:: What the exercise asks ::
Retype, please, the listing from its opening line through the line that contains "(axl) -- (axr);", both included, without the pictures.

:: Data provided ::

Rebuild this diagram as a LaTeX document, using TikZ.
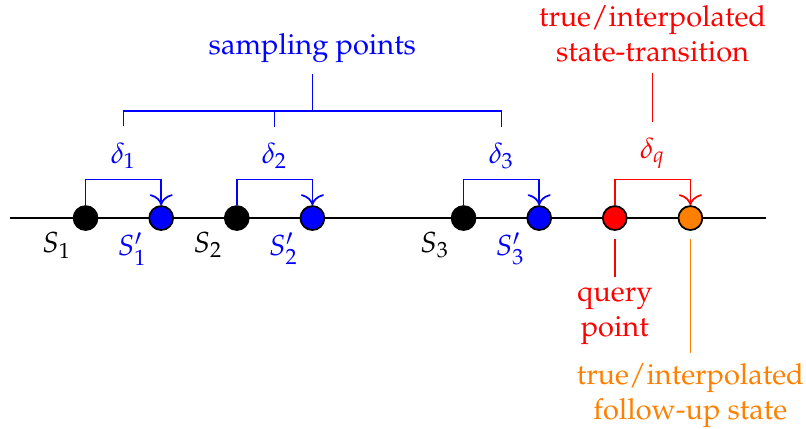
\documentclass[tikz,border=0pt]{standalone}
\usepackage[T1]{fontenc}
\usepackage{mathpazo}
\usetikzlibrary{arrows.meta,positioning}

\begin{document}
\begin{tikzpicture}[
x=0.916cm, y=0.916cm,
node distance=0.916cm,
semithick,
state/.style={circle, draw, inner sep=0pt, minimum size=0.29cm, on grid},
lbl/.style={anchor=north east, inner sep=1.5pt},
note/.style={align=center, inner sep=3.5pt},
arrow/.style={-{To[scale=1.3]}}
]
\useasboundingbox (-0.132,-2.778) rectangle (10.529,2.884);

% time axis
\coordinate (axl) at (0,0);
\coordinate (axr) at (10,0);
\draw (axl) -- (axr);

\node[state, fill=black] (s1) at (1,0) {};
\node[state, fill=blue, right=of s1] (s1p) {};
\node[state, fill=black, right=of s1p] (s2) {};
\node[state, fill=blue, right=of s2] (s2p) {};
\node[state, fill=black, right=1.832cm of s2p] (s3) {};
\node[state, fill=blue, right=of s3] (s3p) {};
\node[state, fill=red, right=of s3p] (q) {};
\node[state, fill=orange, right=of q] (f) {};

\node[lbl] (l1) at (s1.south west) {$S_1$};
\node[lbl, blue] (l1p) at (s1p.south west) {$S'_1$};
\node[lbl] (l2) at (s2.south west) {$S_2$};
\node[lbl, blue] (l2p) at (s2p.south west) {$S'_2$};
\node[lbl] (l3) at (s3.south west) {$S_3$};
\node[lbl, blue] (l3p) at (s3p.south west) {$S'_3$};

% transitions
\draw[blue, arrow] (s1.north) -- ++(0,0.34) -| node[above, pos=0.25] (d1) {$\delta_1$} (s1p.north);
\draw[blue, arrow] (s2.north) -- ++(0,0.34) -| node[above, pos=0.25] (d2) {$\delta_2$} (s2p.north);
\draw[blue, arrow] (s3.north) -- ++(0,0.34) -| node[above, pos=0.25] (d3) {$\delta_3$} (s3p.north);
\draw[red, arrow] (q.north) -- ++(0,0.34) -| node[above, pos=0.25] (dq) {$\delta_q$} (f.north);

% sampling points
\draw[blue, shorten <=2pt, shorten >=2pt] (d1.north) -- ++(0,0.28) -| coordinate[pos=0.25] (bm) (d3.north);
\draw[blue, shorten <=2pt] (d2.north) -- ++(0,0.28);
\node[note, blue, above=0.45cm of bm] (sp) {sampling points};
\draw[blue] (bm) -- (sp);

% notes
\node[note, red, above=0.656cm of dq] (tr) {true/interpolated\\state-transition};
\draw[red, shorten <=2pt] (dq) -- (tr);

\node[note, red, below=0.557cm of q] (qp) {query\\point};
\draw[red, shorten <=2.8pt] (q) -- (qp);

\node[note, orange, below=1.478cm of f] (fu) {true/interpolated\\follow-up state};
\draw[orange, shorten <=2.8pt] (f) -- (fu);

\end{tikzpicture}
\end{document}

:: Output of the exercise ::
Rebuild this diagram as a LaTeX document, using TikZ.
\documentclass[tikz,border=0pt]{standalone}
\usepackage[T1]{fontenc}
\usepackage{mathpazo}
\usetikzlibrary{arrows.meta,positioning}

\begin{document}
\begin{tikzpicture}[
x=0.916cm, y=0.916cm,
node distance=0.916cm,
semithick,
state/.style={circle, draw, inner sep=0pt, minimum size=0.29cm, on grid},
lbl/.style={anchor=north east, inner sep=1.5pt},
note/.style={align=center, inner sep=3.5pt},
arrow/.style={-{To[scale=1.3]}}
]
\useasboundingbox (-0.132,-2.778) rectangle (10.529,2.884);

% time axis
\coordinate (axl) at (0,0);
\coordinate (axr) at (10,0);
\draw (axl) -- (axr);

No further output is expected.